Municipal building in Epsom, Surrey, England

Epsom Town Hall is a municipal building in The Parade, Epsom, Surrey, England. It is the headquarters of Epsom and Ewell Borough Council.

==History==
The first town hall in Epsom was a building designed by John Hartchard-Smith in the Italianate style which was completed in 1883; located at the corner of Church Street and Upper High Street, it was built with terracotta facings and featured a prominent Venetian window in the middle of a curved corner frontage. In the early 1930s, civic leaders decided to demolish the old town hall and procure a new building: the site they selected was vacant land on the north side of The Parade.
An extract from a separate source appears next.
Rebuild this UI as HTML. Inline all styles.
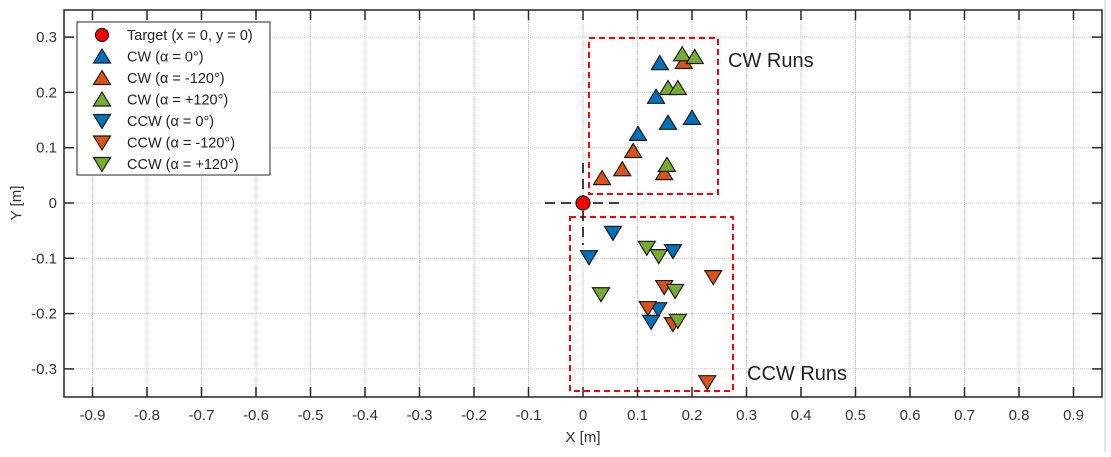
<!DOCTYPE html>
<html><head><meta charset="utf-8"><style>
body{margin:0;background:#fff;}
svg text{font-family:"Liberation Sans",Arial,sans-serif;}
</style></head><body>
<svg id="chart" width="1111" height="452" xmlns="http://www.w3.org/2000/svg">
<line x1="1105" y1="0" x2="1105" y2="452" stroke="#ccc"/>
<g id="grid"></g>
<g id="annot"></g>
<g id="marks"></g>
<g id="axes"></g>
<g id="legend"></g>
</svg>
<script>
const xTicks=[-0.9,-0.8,-0.7,-0.6,-0.5,-0.4,-0.3,-0.2,-0.1,0,0.1,0.2,0.3,0.4,0.5,0.6,0.7,0.8,0.9];
const yTicks=[-0.3,-0.2,-0.1,0,0.1,0.2,0.3];
const cw0X=[0.141,0.134,0.156,0.200,0.101];
const cw0Y=[0.253,0.192,0.145,0.154,0.125];
const cwm120X=[0.185,0.092,0.072,0.035,0.149];
const cwm120Y=[0.255,0.094,0.061,0.045,0.054];
const cwp120X=[0.182,0.205,0.156,0.174,0.154];
const cwp120Y=[0.269,0.264,0.208,0.208,0.069];
const ccw0X=[0.055,0.011,0.165,0.138,0.125];
const ccw0Y=[-0.054,-0.098,-0.087,-0.192,-0.215];
const ccwm120X=[0.239,0.149,0.119,0.165,0.228];
const ccwm120Y=[-0.134,-0.152,-0.190,-0.219,-0.324];
const ccwp120X=[0.117,0.139,0.033,0.169,0.174];
const ccwp120Y=[-0.081,-0.096,-0.165,-0.159,-0.213];

const NS="http://www.w3.org/2000/svg";
const L=64,R=1102,T=10,B=397;
const sx=v=>583+v*545;
const sy=v=>203-v*553;
function mk(tag,attrs,parent){const e=document.createElementNS(NS,tag);for(const k in attrs)e.setAttribute(k,attrs[k]);parent.appendChild(e);return e;}
const grid=document.getElementById('grid'),axes=document.getElementById('axes'),marks=document.getElementById('marks'),annot=document.getElementById('annot'),legend=document.getElementById('legend');

xTicks.forEach(t=>{const x=sx(t);
 let g=mk('line',{x1:x,y1:T,x2:x,y2:B,stroke:'#c8c8c8','stroke-width':1,'stroke-dasharray':'1,1'},grid);
 
 let a=mk('line',{x1:x,y1:B,x2:x,y2:B-10,stroke:'#262626','stroke-width':1.5},axes);
 
 let b=mk('line',{x1:x,y1:T,x2:x,y2:T+10,stroke:'#262626','stroke-width':1.5},axes);
 
 let tx=mk('text',{x:x,y:B+23,'text-anchor':'middle','font-size':15,fill:'#333'},axes);
 tx.textContent=(Math.round(t*10)/10).toString();
 
});
yTicks.forEach(t=>{const y=sy(t);
 let g=mk('line',{x1:L,y1:y,x2:R,y2:y,stroke:'#c8c8c8','stroke-width':1,'stroke-dasharray':'1,1'},grid);
 
 let a=mk('line',{x1:L,y1:y,x2:L+10,y2:y,stroke:'#262626','stroke-width':1.5},axes);
 
 let b=mk('line',{x1:R,y1:y,x2:R-10,y2:y,stroke:'#262626','stroke-width':1.5},axes);
 
 let tx=mk('text',{x:L-7,y:y+5,'text-anchor':'end','font-size':15,fill:'#333'},axes);
 tx.textContent=(Math.round(t*10)/10).toString();
 
});
let fr=mk('rect',{x:L,y:T,width:R-L,height:B-T,fill:'none',stroke:'#262626','stroke-width':1.5},axes);

let xt=mk('text',{x:583,y:442,'text-anchor':'middle','font-size':15,fill:'#333'},axes);xt.textContent='X [m]';

let yt=mk('text',{x:0,y:0,'text-anchor':'middle','font-size':15,fill:'#333',transform:'translate(21,203) rotate(-90)'},axes);yt.textContent='Y [m]';


let b1=mk('rect',{x:589,y:38,width:129,height:156,fill:'none',stroke:'#f00','stroke-width':2,'stroke-dasharray':'6,4'},annot);

let b2=mk('rect',{x:570,y:217,width:163,height:174,fill:'none',stroke:'#f00','stroke-width':2,'stroke-dasharray':'6,4'},annot);

let c1=mk('line',{x1:545,y1:203,x2:622,y2:203,stroke:'#000','stroke-width':1.5,'stroke-dasharray':'10,6'},annot);

let c2=mk('line',{x1:583,y1:163,x2:583,y2:245,stroke:'#000','stroke-width':1.5,'stroke-dasharray':'10,6'},annot);

let t1=mk('text',{x:728,y:67,'font-size':20,fill:'#222'},annot);t1.textContent='CW Runs';

let t2=mk('text',{x:747,y:380,'font-size':20,fill:'#222'},annot);t2.textContent='CCW Runs';


function tri(cx,cy,up,color,parent){
 const w=8.5,h=6.5;
 const pts=up?`${cx-w},${cy+h} ${cx+w},${cy+h} ${cx},${cy-h-1}`:`${cx-w},${cy-h} ${cx+w},${cy-h} ${cx},${cy+h+1}`;
 return mk('polygon',{points:pts,fill:color,stroke:'#1a1a1a','stroke-width':1.2},parent);
}
const series=[
 [cw0X,cw0Y,true,'#0072BD','cw-0'],
 [cwm120X,cwm120Y,true,'#D95319','cw-m120'],
 [cwp120X,cwp120Y,true,'#77AC30','cw-p120'],
 [ccw0X,ccw0Y,false,'#0072BD','ccw-0'],
 [ccwm120X,ccwm120Y,false,'#D95319','ccw-m120'],
 [ccwp120X,ccwp120Y,false,'#77AC30','ccw-p120']];
series.forEach(s=>{s[0].forEach((v,i)=>{
 const p=tri(sx(v),sy(s[1][i]),s[2],s[3],marks);
 
 
});});
let tg=mk('circle',{cx:sx(0),cy:sy(0),r:7,fill:'#f00',stroke:'#1a1a1a','stroke-width':1.2},marks);


let lb=mk('rect',{x:77,y:22,width:193,height:153,fill:'#fff',stroke:'#262626','stroke-width':1},legend);

const legLabels=['Target (x = 0, y = 0)','CW (α = 0°)','CW (α = -120°)','CW (α = +120°)','CCW (α = 0°)','CCW (α = -120°)','CCW (α = +120°)'];
legLabels.forEach((lab,i)=>{
 const y=35+i*21.5;
 let m;
 if(i===0){m=mk('circle',{cx:102,cy:y,r:6.5,fill:'#f00',stroke:'#1a1a1a','stroke-width':1.2},legend);}
 else{const s=series[i-1];m=tri(102,y,s[2],s[3],legend);}
 
 let tx=mk('text',{x:127,y:y+5,'font-size':14.5,fill:'#222'},legend);tx.textContent=lab;
 
});
</script>
</body></html>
The site had previously been occupied by a domestic residence which was being referred to as "Cromwell House" by the 18th century.

The new building was designed by Hubert Moore Fairweather and William Alfred Pite in the Neo-Georgian style and was officially opened by the former local member of parliament, Lord Ebbisham, on 10 March 1934. The design involved a symmetrical main frontage with seventeen bays facing onto The Parade with the end three bays at each end slightly projected forward; the central bay featured a doorway flanked by two pairs of pillars supporting a balcony with iron railings; there was a French door above the doorway on the first floor and sash windows in all other bays on the ground floor and the first floor. Internally, the principal room in the building was the council chamber.
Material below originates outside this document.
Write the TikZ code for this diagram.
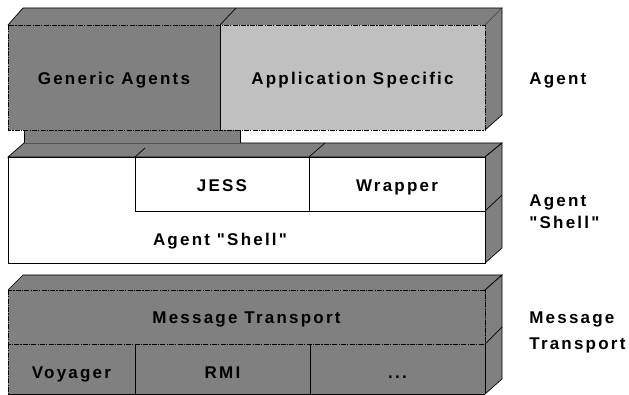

The building served as the headquarters of Epsom Urban District Council, which was renamed Epsom and Ewell Urban District Council in July 1934, less than four months after the building's opening (Ewell had been absorbed into the urban district in 1933). In 1937 the area became a municipal borough, since when the building has served as the headquarters of Epsom and Ewell Borough Council.

In the early years of the new millennium civic leaders decided to relocate various council departments that had been accommodated around the borough into an expanded town hall facility: a new block was constructed to the east of the main building with a modern atrium and new portico which linked the two blocks: the expanded facility was brought into use in 2003. In a small ceremony at the town hall in June 2019, Station-Sergeant Thomas Green, the victim of the Epsom riot which took place at the end of First World War, was commemorated when his great-grandson, David Kirkham, donated Green's service medals so they could be put on display at the local museum.

Works of art in the town hall include a painting by Hendrick Danckerts depicting Nonsuch Palace and a painting by William Birch depicting Epsom Downs Racecourse.